— Start Given material —

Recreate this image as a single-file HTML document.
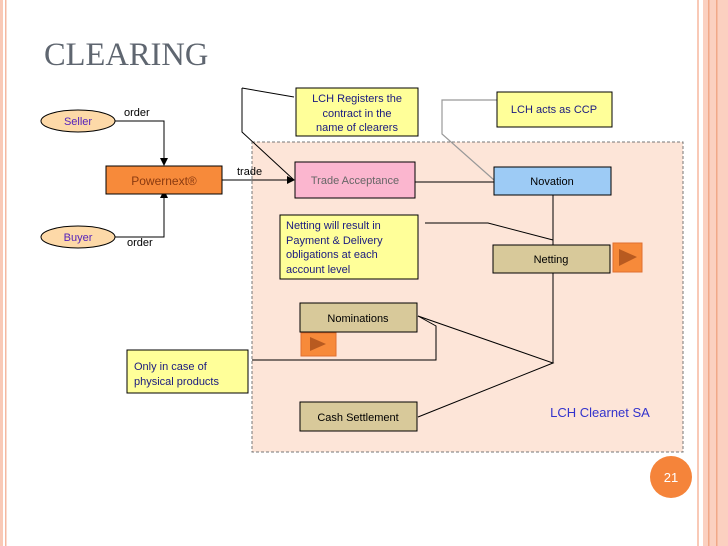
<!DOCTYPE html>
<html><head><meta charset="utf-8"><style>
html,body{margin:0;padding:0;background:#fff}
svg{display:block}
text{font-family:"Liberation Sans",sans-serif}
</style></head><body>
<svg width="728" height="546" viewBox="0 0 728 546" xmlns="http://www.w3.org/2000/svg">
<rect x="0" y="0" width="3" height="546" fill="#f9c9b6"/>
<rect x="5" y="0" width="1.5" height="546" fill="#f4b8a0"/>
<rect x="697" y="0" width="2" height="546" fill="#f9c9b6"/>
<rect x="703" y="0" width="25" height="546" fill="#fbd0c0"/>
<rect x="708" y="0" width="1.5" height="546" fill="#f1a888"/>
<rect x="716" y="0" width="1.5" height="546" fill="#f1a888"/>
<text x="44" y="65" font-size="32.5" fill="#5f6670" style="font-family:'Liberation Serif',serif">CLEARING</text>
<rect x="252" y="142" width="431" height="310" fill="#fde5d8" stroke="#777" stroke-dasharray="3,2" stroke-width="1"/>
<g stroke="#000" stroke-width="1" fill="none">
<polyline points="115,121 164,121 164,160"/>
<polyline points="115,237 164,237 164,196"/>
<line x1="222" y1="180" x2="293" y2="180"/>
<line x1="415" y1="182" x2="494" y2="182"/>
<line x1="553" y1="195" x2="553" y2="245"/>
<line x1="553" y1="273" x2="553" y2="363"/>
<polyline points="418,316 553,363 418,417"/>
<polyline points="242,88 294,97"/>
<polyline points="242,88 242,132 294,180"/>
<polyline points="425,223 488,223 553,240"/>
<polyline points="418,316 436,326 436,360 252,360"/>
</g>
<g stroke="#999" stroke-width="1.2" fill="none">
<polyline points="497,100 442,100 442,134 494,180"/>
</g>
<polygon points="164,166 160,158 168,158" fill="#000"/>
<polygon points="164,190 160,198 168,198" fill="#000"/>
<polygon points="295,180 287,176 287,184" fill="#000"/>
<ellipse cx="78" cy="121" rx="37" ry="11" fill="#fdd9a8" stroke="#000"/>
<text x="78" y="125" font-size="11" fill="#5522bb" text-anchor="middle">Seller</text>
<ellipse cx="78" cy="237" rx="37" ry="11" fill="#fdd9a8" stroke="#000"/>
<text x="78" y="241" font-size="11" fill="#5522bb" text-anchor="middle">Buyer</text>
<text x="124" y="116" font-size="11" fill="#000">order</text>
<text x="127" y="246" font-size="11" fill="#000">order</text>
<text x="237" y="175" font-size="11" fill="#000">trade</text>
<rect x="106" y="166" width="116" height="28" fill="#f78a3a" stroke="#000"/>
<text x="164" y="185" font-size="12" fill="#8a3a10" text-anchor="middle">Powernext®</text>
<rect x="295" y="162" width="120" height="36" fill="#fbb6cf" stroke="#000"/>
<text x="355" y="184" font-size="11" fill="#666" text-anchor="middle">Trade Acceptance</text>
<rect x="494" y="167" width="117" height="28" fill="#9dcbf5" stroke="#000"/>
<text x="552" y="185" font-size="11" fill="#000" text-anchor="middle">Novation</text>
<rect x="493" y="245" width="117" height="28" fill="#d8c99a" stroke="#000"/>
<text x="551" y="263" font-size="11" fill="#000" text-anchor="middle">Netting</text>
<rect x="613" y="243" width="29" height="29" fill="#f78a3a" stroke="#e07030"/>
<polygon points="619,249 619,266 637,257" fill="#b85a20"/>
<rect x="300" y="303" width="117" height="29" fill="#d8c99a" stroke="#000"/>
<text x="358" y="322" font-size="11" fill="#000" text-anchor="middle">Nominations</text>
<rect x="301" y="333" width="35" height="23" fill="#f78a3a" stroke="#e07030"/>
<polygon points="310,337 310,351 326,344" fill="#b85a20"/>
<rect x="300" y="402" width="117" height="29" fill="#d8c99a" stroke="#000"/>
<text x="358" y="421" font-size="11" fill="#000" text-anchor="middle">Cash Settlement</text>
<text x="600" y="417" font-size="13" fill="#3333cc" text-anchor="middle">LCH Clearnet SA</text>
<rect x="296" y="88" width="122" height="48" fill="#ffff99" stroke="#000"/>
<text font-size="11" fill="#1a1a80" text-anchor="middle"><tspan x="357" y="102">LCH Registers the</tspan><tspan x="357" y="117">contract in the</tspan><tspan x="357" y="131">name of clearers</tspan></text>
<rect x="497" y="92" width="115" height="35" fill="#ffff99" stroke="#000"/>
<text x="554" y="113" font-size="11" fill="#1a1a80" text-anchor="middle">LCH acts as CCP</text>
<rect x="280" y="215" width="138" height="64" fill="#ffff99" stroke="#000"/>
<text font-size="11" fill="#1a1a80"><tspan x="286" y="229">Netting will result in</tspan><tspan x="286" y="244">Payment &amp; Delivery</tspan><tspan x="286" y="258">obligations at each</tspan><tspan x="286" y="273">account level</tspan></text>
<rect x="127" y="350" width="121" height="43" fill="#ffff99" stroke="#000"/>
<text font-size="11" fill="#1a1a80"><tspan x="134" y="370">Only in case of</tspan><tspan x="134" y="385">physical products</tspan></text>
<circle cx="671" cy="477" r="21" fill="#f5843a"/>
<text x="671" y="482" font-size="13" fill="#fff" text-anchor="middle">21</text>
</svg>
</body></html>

— End Given material —

### Description of the task
Reproduce the material word for word, minus the images.

### Answer to the problem
Recreate this image as a single-file HTML document.
<!DOCTYPE html>
<html><head><meta charset="utf-8"><style>
html,body{margin:0;padding:0;background:#fff}
svg{display:block}
text{font-family:"Liberation Sans",sans-serif}
</style></head><body>
<svg width="728" height="546" viewBox="0 0 728 546" xmlns="http://www.w3.org/2000/svg">
<rect x="0" y="0" width="3" height="546" fill="#f9c9b6"/>
<rect x="5" y="0" width="1.5" height="546" fill="#f4b8a0"/>
<rect x="697" y="0" width="2" height="546" fill="#f9c9b6"/>
<rect x="703" y="0" width="25" height="546" fill="#fbd0c0"/>
<rect x="708" y="0" width="1.5" height="546" fill="#f1a888"/>
<rect x="716" y="0" width="1.5" height="546" fill="#f1a888"/>
<text x="44" y="65" font-size="32.5" fill="#5f6670" style="font-family:'Liberation Serif',serif">CLEARING</text>
<rect x="252" y="142" width="431" height="310" fill="#fde5d8" stroke="#777" stroke-dasharray="3,2" stroke-width="1"/>
<g stroke="#000" stroke-width="1" fill="none">
<polyline points="115,121 164,121 164,160"/>
<polyline points="115,237 164,237 164,196"/>
<line x1="222" y1="180" x2="293" y2="180"/>
<line x1="415" y1="182" x2="494" y2="182"/>
<line x1="553" y1="195" x2="553" y2="245"/>
<line x1="553" y1="273" x2="553" y2="363"/>
<polyline points="418,316 553,363 418,417"/>
<polyline points="242,88 294,97"/>
<polyline points="242,88 242,132 294,180"/>
<polyline points="425,223 488,223 553,240"/>
<polyline points="418,316 436,326 436,360 252,360"/>
</g>
<g stroke="#999" stroke-width="1.2" fill="none">
<polyline points="497,100 442,100 442,134 494,180"/>
</g>
<polygon points="164,166 160,158 168,158" fill="#000"/>
<polygon points="164,190 160,198 168,198" fill="#000"/>
<polygon points="295,180 287,176 287,184" fill="#000"/>
<ellipse cx="78" cy="121" rx="37" ry="11" fill="#fdd9a8" stroke="#000"/>
<text x="78" y="125" font-size="11" fill="#5522bb" text-anchor="middle">Seller</text>
<ellipse cx="78" cy="237" rx="37" ry="11" fill="#fdd9a8" stroke="#000"/>
<text x="78" y="241" font-size="11" fill="#5522bb" text-anchor="middle">Buyer</text>
<text x="124" y="116" font-size="11" fill="#000">order</text>
<text x="127" y="246" font-size="11" fill="#000">order</text>
<text x="237" y="175" font-size="11" fill="#000">trade</text>
<rect x="106" y="166" width="116" height="28" fill="#f78a3a" stroke="#000"/>
<text x="164" y="185" font-size="12" fill="#8a3a10" text-anchor="middle">Powernext®</text>
<rect x="295" y="162" width="120" height="36" fill="#fbb6cf" stroke="#000"/>
<text x="355" y="184" font-size="11" fill="#666" text-anchor="middle">Trade Acceptance</text>
<rect x="494" y="167" width="117" height="28" fill="#9dcbf5" stroke="#000"/>
<text x="552" y="185" font-size="11" fill="#000" text-anchor="middle">Novation</text>
<rect x="493" y="245" width="117" height="28" fill="#d8c99a" stroke="#000"/>
<text x="551" y="263" font-size="11" fill="#000" text-anchor="middle">Netting</text>
<rect x="613" y="243" width="29" height="29" fill="#f78a3a" stroke="#e07030"/>
<polygon points="619,249 619,266 637,257" fill="#b85a20"/>
<rect x="300" y="303" width="117" height="29" fill="#d8c99a" stroke="#000"/>
<text x="358" y="322" font-size="11" fill="#000" text-anchor="middle">Nominations</text>
<rect x="301" y="333" width="35" height="23" fill="#f78a3a" stroke="#e07030"/>
<polygon points="310,337 310,351 326,344" fill="#b85a20"/>
<rect x="300" y="402" width="117" height="29" fill="#d8c99a" stroke="#000"/>
<text x="358" y="421" font-size="11" fill="#000" text-anchor="middle">Cash Settlement</text>
<text x="600" y="417" font-size="13" fill="#3333cc" text-anchor="middle">LCH Clearnet SA</text>
<rect x="296" y="88" width="122" height="48" fill="#ffff99" stroke="#000"/>
<text font-size="11" fill="#1a1a80" text-anchor="middle"><tspan x="357" y="102">LCH Registers the</tspan><tspan x="357" y="117">contract in the</tspan><tspan x="357" y="131">name of clearers</tspan></text>
<rect x="497" y="92" width="115" height="35" fill="#ffff99" stroke="#000"/>
<text x="554" y="113" font-size="11" fill="#1a1a80" text-anchor="middle">LCH acts as CCP</text>
<rect x="280" y="215" width="138" height="64" fill="#ffff99" stroke="#000"/>
<text font-size="11" fill="#1a1a80"><tspan x="286" y="229">Netting will result in</tspan><tspan x="286" y="244">Payment &amp; Delivery</tspan><tspan x="286" y="258">obligations at each</tspan><tspan x="286" y="273">account level</tspan></text>
<rect x="127" y="350" width="121" height="43" fill="#ffff99" stroke="#000"/>
<text font-size="11" fill="#1a1a80"><tspan x="134" y="370">Only in case of</tspan><tspan x="134" y="385">physical products</tspan></text>
<circle cx="671" cy="477" r="21" fill="#f5843a"/>
<text x="671" y="482" font-size="13" fill="#fff" text-anchor="middle">21</text>
</svg>
</body></html>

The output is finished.